▶ _Given instruction_:
From the entries that follow, pick out all lines holding "with".

▶ _Record list_:
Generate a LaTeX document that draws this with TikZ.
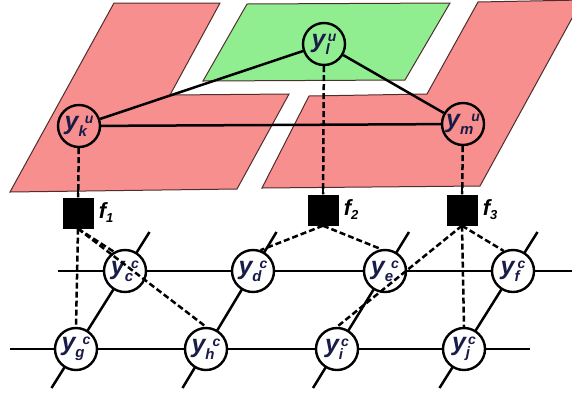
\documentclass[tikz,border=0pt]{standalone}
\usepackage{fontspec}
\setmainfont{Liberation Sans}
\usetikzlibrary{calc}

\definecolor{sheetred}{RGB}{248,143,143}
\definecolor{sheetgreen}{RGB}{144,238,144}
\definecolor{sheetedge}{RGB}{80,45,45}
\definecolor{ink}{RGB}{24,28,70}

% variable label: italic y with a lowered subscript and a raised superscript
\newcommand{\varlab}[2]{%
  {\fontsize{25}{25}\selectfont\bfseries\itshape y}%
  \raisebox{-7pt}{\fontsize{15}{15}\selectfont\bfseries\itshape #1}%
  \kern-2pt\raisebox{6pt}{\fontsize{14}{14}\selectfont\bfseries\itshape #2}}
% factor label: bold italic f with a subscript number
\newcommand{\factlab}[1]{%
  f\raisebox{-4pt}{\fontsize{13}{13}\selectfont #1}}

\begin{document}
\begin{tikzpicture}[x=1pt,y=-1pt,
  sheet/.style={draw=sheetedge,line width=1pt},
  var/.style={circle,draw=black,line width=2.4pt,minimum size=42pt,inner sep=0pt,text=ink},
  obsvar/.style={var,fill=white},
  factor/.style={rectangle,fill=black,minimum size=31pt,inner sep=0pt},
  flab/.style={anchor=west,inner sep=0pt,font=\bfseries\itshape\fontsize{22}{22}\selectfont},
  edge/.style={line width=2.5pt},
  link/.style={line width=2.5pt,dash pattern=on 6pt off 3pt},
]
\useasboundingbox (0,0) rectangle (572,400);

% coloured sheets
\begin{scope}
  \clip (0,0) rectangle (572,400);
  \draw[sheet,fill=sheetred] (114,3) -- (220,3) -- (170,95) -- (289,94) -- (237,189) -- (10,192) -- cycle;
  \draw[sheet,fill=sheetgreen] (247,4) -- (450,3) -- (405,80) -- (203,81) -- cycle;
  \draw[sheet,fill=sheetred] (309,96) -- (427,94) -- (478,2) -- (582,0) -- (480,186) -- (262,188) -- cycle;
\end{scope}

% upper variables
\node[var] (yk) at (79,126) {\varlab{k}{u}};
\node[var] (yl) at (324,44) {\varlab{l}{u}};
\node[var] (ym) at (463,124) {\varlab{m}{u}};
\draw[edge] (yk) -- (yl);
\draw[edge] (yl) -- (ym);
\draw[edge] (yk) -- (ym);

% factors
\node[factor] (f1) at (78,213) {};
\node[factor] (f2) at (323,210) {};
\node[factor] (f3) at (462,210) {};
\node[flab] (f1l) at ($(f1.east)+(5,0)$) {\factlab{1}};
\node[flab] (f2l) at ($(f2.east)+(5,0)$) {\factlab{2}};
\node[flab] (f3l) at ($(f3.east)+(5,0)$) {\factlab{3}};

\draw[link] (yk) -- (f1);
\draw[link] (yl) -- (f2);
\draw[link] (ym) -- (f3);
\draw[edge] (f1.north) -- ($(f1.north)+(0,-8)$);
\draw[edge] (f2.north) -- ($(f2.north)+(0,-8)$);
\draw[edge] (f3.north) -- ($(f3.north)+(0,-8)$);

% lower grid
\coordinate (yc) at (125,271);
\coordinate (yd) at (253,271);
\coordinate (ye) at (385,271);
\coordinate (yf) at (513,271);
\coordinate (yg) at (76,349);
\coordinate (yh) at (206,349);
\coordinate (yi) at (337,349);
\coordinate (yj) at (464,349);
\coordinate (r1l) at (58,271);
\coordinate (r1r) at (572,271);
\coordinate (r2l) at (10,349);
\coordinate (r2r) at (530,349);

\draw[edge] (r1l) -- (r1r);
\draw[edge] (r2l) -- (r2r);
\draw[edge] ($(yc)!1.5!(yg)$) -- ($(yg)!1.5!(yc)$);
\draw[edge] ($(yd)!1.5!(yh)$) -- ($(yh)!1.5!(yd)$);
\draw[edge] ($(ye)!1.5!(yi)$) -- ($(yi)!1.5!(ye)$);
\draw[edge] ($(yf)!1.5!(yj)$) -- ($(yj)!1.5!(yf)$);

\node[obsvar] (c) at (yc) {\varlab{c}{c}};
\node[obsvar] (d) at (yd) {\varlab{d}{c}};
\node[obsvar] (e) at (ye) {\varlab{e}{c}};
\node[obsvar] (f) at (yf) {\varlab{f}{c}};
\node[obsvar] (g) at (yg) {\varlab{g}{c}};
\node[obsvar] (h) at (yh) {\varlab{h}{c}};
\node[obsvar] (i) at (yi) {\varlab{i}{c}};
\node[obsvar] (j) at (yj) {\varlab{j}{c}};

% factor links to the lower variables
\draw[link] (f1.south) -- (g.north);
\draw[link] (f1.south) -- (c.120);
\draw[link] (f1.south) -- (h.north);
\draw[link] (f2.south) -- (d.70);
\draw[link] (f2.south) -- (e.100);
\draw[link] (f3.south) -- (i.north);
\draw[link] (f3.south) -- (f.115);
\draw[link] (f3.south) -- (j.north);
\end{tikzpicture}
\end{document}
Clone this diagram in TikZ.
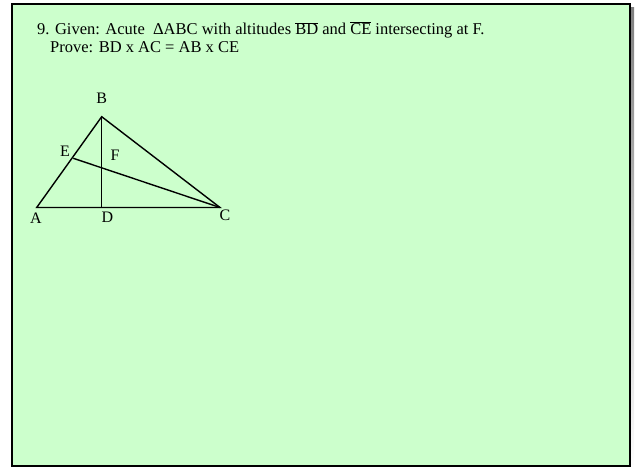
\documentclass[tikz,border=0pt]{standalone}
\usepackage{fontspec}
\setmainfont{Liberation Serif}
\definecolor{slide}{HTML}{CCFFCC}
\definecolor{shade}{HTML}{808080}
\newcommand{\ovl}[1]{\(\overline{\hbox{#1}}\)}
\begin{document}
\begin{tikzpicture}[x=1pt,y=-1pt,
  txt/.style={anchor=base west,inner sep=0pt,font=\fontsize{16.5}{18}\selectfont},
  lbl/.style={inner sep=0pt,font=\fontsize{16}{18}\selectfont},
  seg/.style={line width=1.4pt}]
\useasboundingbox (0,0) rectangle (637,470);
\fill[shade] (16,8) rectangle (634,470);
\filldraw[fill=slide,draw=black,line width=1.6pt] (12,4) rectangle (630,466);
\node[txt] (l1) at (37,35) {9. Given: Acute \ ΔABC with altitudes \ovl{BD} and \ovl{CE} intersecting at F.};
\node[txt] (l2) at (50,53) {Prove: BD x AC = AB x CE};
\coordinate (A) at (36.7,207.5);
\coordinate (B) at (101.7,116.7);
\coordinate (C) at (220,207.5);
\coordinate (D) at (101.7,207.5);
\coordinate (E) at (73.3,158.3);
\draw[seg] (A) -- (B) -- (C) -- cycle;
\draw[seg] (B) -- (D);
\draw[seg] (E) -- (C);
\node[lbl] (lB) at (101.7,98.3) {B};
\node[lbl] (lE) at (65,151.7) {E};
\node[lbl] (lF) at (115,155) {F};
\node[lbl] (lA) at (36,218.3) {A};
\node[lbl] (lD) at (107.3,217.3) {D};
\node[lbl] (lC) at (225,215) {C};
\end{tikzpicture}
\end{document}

▶ _Written answer_:
Generate a LaTeX document that draws this with TikZ.
% variable label: italic y with a lowered subscript and a raised superscript
% factor label: bold italic f with a subscript number
\node[txt] (l1) at (37,35) {9. Given: Acute \ ΔABC with altitudes \ovl{BD} and \ovl{CE} intersecting at F.};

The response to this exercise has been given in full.